November 28, 2012 § Leave a comment
I’ve been reading “We Are Here.” It’s been really enlightening so far. What I have read so far has discussed how anti-Semitism persisted among Germans, manifesting itself in beliefs that Jews were criminals. They received goods that Germans could not receive. Germans were also sometimes displaced when homes for Displaced Persons (of whom Jews were a small minority) were needed. Jews were in a new position in Germany. It became a strange situation where Munich was even described as a safe haven for Jews and that Jews were taking an inappropriate advantage over Germans. I read another book “München: 1945 bis heute Chronik eiens Aufstiegs,” which documents the post-war experience of Munich until when the book was published, which was 1970. It describes how the basic necessities were still in very short supply into the late 1940s and the city was in ruins. The position of Jews must have created an immense tension, as they must have been seen as benefiting while Germans continued to suffer.
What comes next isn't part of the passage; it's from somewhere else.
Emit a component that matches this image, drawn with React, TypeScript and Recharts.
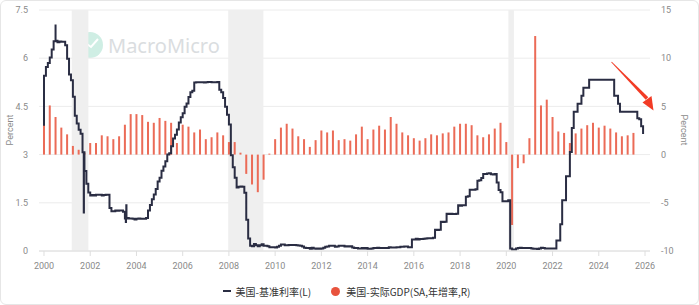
import React from "react";
import {
  ComposedChart,
  Bar,
  Line,
  XAxis,
  YAxis,
  CartesianGrid,
  ReferenceArea,
  Legend,
} from "recharts";

// monthly effective fed funds rate, Jan 2000 .. Dec 2025 (left axis, %)
const fedFunds = [
  5.45, 5.73, 5.85, 6.02, 6.27, 6.53, 6.54, 6.5, 6.52, 6.51, 6.51, 6.4,
  5.98, 5.49, 5.31, 4.8, 4.21, 3.97, 3.77, 3.65, 3.07, 2.49, 2.09, 1.82,
  1.73, 1.74, 1.73, 1.75, 1.75, 1.75, 1.73, 1.74, 1.75, 1.75, 1.34, 1.24,
  1.24, 1.26, 1.25, 1.26, 1.26, 1.22, 1.01, 1.03, 1.01, 1.01, 1.0, 0.98,
  1.0, 1.01, 1.0, 1.0, 1.0, 1.03, 1.26, 1.43, 1.61, 1.76, 1.93, 2.16,
  2.28, 2.5, 2.63, 2.79, 3.0, 3.04, 3.26, 3.5, 3.62, 3.78, 4.0, 4.16,
  4.29, 4.49, 4.59, 4.79, 4.94, 4.99, 5.24, 5.25, 5.25, 5.25, 5.25, 5.24,
  5.25, 5.26, 5.26, 5.25, 5.25, 5.25, 5.26, 5.02, 4.94, 4.76, 4.49, 4.24,
  3.94, 2.98, 2.61, 2.28, 1.98, 2.0, 2.01, 2.0, 1.81, 0.97, 0.39, 0.16,
  0.15, 0.22, 0.18, 0.15, 0.18, 0.21, 0.16, 0.16, 0.15, 0.12, 0.12, 0.12,
  0.11, 0.13, 0.16, 0.2, 0.2, 0.18, 0.18, 0.19, 0.19, 0.19, 0.19, 0.18,
  0.17, 0.16, 0.14, 0.1, 0.09, 0.09, 0.07, 0.1, 0.08, 0.07, 0.08, 0.07,
  0.08, 0.1, 0.13, 0.14, 0.16, 0.16, 0.16, 0.13, 0.14, 0.16, 0.16, 0.16,
  0.14, 0.15, 0.14, 0.15, 0.11, 0.09, 0.09, 0.08, 0.08, 0.09, 0.08, 0.09,
  0.07, 0.07, 0.08, 0.09, 0.09, 0.1, 0.09, 0.09, 0.09, 0.09, 0.09, 0.12,
  0.11, 0.11, 0.11, 0.12, 0.12, 0.13, 0.13, 0.14, 0.14, 0.12, 0.12, 0.36,
  0.36, 0.38, 0.36, 0.37, 0.37, 0.38, 0.39, 0.4, 0.4, 0.4, 0.41, 0.66,
  0.65, 0.66, 0.91, 0.9, 0.91, 1.16, 1.15, 1.16, 1.15, 1.15, 1.16, 1.42,
  1.41, 1.42, 1.42, 1.69, 1.7, 1.91, 1.91, 1.91, 1.92, 2.19, 2.2, 2.27,
  2.4, 2.4, 2.41, 2.42, 2.39, 2.38, 2.4, 2.13, 1.9, 1.83, 1.55, 1.55,
  1.55, 1.58, 0.08, 0.05, 0.05, 0.08, 0.09, 0.1, 0.09, 0.09, 0.09, 0.09,
  0.09, 0.08, 0.07, 0.07, 0.06, 0.08, 0.1, 0.09, 0.08, 0.08, 0.08, 0.08,
  0.08, 0.08, 0.33, 0.33, 0.83, 1.58, 1.58, 2.33, 2.33, 3.08, 3.83, 4.33,
  4.33, 4.58, 4.58, 4.83, 5.08, 5.08, 5.08, 5.33, 5.33, 5.33, 5.33, 5.33,
  5.33, 5.33, 5.33, 5.33, 5.33, 5.33, 5.33, 5.33, 4.83, 4.83, 4.58, 4.33,
  4.33, 4.33, 4.33, 4.33, 4.33, 4.33, 4.33, 4.33, 4.13, 4.1, 3.88, 3.64,
];

// single-day extremes visible in the line: [decimal year, rate]
const dailyExtremes = [
  [2000.0, 3.9],
  [2000.5, 7.05],
  [2001.72, 1.2],
  [2003.54, 0.9],
  [2003.56, 1.42],
];

// real GDP, SA, year-over-year %, 2000Q1 .. 2025Q3 (right axis)
const gdpYoY = [
  4.0, 5.1, 3.9, 2.8,
  2.1, 0.9, 0.5, 0.2,
  1.2, 1.2, 2.0, 1.9,
  1.6, 1.9, 3.1, 4.2,
  4.2, 4.1, 3.4, 3.3,
  3.8, 3.5, 3.3, 1.2,
  3.1, 2.9, 2.3, 2.6,
  1.6, 1.8, 2.3, 2.0,
  1.3, 1.3, 0.2, -2.0,
  -3.1, -3.9, -2.6, 0.1,
  1.6, 2.8, 3.2, 2.7,
  1.9, 1.6, 0.8, 1.5,
  2.5, 2.3, 2.5, 1.5,
  1.6, 1.45, 2.1, 2.9,
  1.6, 2.6, 3.0, 2.6,
  3.9, 3.2, 2.3, 2.0,
  1.7, 1.45, 1.7, 2.1,
  2.0, 2.2, 2.3, 2.9,
  3.2, 3.2, 3.05, 2.0,
  1.8, 2.1, 2.7, 3.3,
  1.3, -7.3, -1.4, -0.9,
  1.7, 12.3, 5.1, 5.7,
  3.9, 2.4, 2.25, 1.2,
  2.2, 2.7, 3.05, 3.3,
  2.8, 3.0, 2.7, 2.3,
  1.9, 2.0, 2.25,
];

// US recessions (shaded), decimal years
const recessions = [
  [2001.2, 2001.92],
  [2007.97, 2009.49],
  [2020.09, 2020.33],
];

const yearTicks = [2000, 2002, 2004, 2006, 2008, 2010, 2012, 2014, 2016, 2018, 2020, 2022, 2024, 2026];
const leftTicks = [0, 1.5, 3, 4.5, 6, 7.5];
const rightTicks = [-10, -5, 0, 5, 10, 15];

const rateName = "美国-基准利率(L)";
const gdpName = "美国-实际GDP(SA,年增率,R)";

const LINE_COLOR = "#2a2d43";
const BAR_COLOR = "#eb6b57";
const CJK = "'Noto Sans CJK SC', 'Noto Sans', sans-serif";
const TICK = { fontSize: 9, fill: "#8a8a8a", fontFamily: "Roboto, sans-serif" };

function buildRateRows() {
  const rows: any[] = fedFunds.map((v, i) => ({ t: 2000 + i / 12, rate: v, k: 1 }));
  dailyExtremes.forEach(([t, v]) => {
    const idx = Math.min(fedFunds.length - 1, Math.floor((t - 2000) * 12 + 1e-9));
    rows.push({ t, rate: v, k: 0 });
    rows.push({ t: t + 0.008, rate: fedFunds[idx], k: 2 });
  });
  rows.sort((a, b) => a.t - b.t || a.k - b.k);
  return rows;
}

// bars keep their scaled centre and height, drawn 2px wide
const ThinBar = (p: any) => {
  if (p.x == null || p.height == null) return null;
  const cx = p.x + p.width / 2;
  const y = Math.min(p.y, p.y + p.height);
  const h = Math.abs(p.height);
  return <rect x={cx - 1} y={y} width={2} height={h} fill={BAR_COLOR} />;
};

const LegendContent = () => (
  <div
    style={{
      display: "flex",
      justifyContent: "center",
      alignItems: "center",
      height: 20,
      paddingBottom: 4,
      fontSize: 10,
      color: "#333",
      fontFamily: CJK,
      paddingRight: 6,
    }}
  >
    <span style={{ display: "inline-block", width: 8, height: 2, background: LINE_COLOR, marginRight: 5 }} />
    <span>{rateName}</span>
    <span
      style={{
        display: "inline-block",
        width: 9,
        height: 9,
        borderRadius: "50%",
        background: "#e8533d",
        marginLeft: 20,
        marginRight: 6,
      }}
    />
    <span>{gdpName}</span>
  </div>
);

export default function App() {
  const gdpRows = gdpYoY.map((v, i) => ({ t: 2000 + i * 0.25, gdp: v }));
  const rateRows = buildRateRows();

  return (
    <div style={{ position: "absolute", left: 0, top: 0, width: 699, height: 305, background: "#fff" }}>
      {/* watermark */}
      <svg width={699} height={305} style={{ position: "absolute", left: 0, top: 0 }}>
        <circle cx={90} cy={45} r={13} fill="#cfeee4" />
        <polyline points="82,50 87,44 91,47 98,39" fill="none" stroke="#fff" strokeWidth={2} />
        <text x={108} y={53} fontSize={20} fill="#dadde0" fontFamily="'Noto Sans', sans-serif">
          MacroMicro
        </text>
      </svg>

      <div style={{ position: "absolute", left: 0, top: 0 }}>
        <ComposedChart width={699} height={305} data={gdpRows} margin={{ top: 10, right: 0, bottom: 0, left: 0 }}>
          <CartesianGrid vertical={false} yAxisId="left" stroke="#ececec" />
          {recessions.map(([a, b], i) => (
            <ReferenceArea
              key={i}
              x1={a}
              x2={b}
              y1={0}
              y2={7.5}
              yAxisId="left"
              fill="#efefef"
              fillOpacity={1}
              stroke="none"
            />
          ))}
          <XAxis
            dataKey="t"
            type="number"
            domain={[1999.784, 2026.216]}
            allowDataOverflow
            ticks={yearTicks}
            interval={0}
            tick={TICK}
            tickSize={5}
            tickMargin={7}
            stroke="#dedede"
            height={30}
          />
          <YAxis
            yAxisId="left"
            domain={[0, 7.5]}
            ticks={leftTicks}
            axisLine={false}
            tickLine={false}
            tickSize={0}
            tickMargin={11}
            width={39}
            tick={TICK}
          />
          <YAxis
            yAxisId="right"
            orientation="right"
            domain={[-10, 15]}
            ticks={rightTicks}
            axisLine={false}
            tickLine={false}
            tickSize={0}
            tickMargin={11}
            width={49}
            tick={TICK}
          />
          <Bar
            yAxisId="right"
            dataKey="gdp"
            name={gdpName}
            fill={BAR_COLOR}
            barSize={2}
            shape={ThinBar}
            isAnimationActive={false}
          />
          <Line
            yAxisId="left"
            data={rateRows}
            dataKey="rate"
            name={rateName}
            type="stepAfter"
            stroke={LINE_COLOR}
            strokeWidth={2}
            dot={false}
            activeDot={false}
            isAnimationActive={false}
          />
          <Legend verticalAlign="bottom" height={24} content={<LegendContent />} />
        </ComposedChart>
      </div>

      {/* axis titles and annotation arrow */}
      <svg width={699} height={305} style={{ position: "absolute", left: 0, top: 0, pointerEvents: "none" }}>
        <text x={12.5} y={130} transform="rotate(-90 12.5 130)" textAnchor="middle" fontSize={9} fill="#8a8a8a" fontFamily="Roboto, sans-serif">
          Percent
        </text>
        <text x={680.5} y={130} transform="rotate(90 680.5 130)" textAnchor="middle" fontSize={9} fill="#8a8a8a" fontFamily="Roboto, sans-serif">
          Percent
        </text>
        <polygon points="611.2,62.3 611.8,61.7 648.3,97.3 645.7,99.8" fill="#f23b25" />
        <polygon points="642.5,102.5 651.5,96 653.5,110.5" fill="#f23b25" />
      </svg>

      <div
        style={{
          position: "absolute",
          left: 0,
          top: 0,
          width: 699,
          height: 305,
          boxSizing: "border-box",
          border: "1px solid #e6e6e6",
          borderRadius: 6,
          pointerEvents: "none",
        }}
      />
    </div>
  );
}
“We are Here” also describes the difficulties in identity faced by Jews as they were in Displaced Persons camps. Were they the nationality from their home country? Stateless? Transients on their way to Palestine or the United States? I’m considering looking how Jews justified their existence in Germany after the end of the DP camps, to Jews, Germans, Zionists, and the rest of the world. It would be interesting to see if their were any intellectuals that attempted to answer this question, especially how they answered the question of Zionism.
This class has made me realize all of the different ways I can answer a question, especially through different types of resources. I feel like I’m definitely more prepared to tackle resources and where I can look to find resources. Despite my continued confusion over my thesis, this class really helped to generate my thinking and to keep me thinking about topics.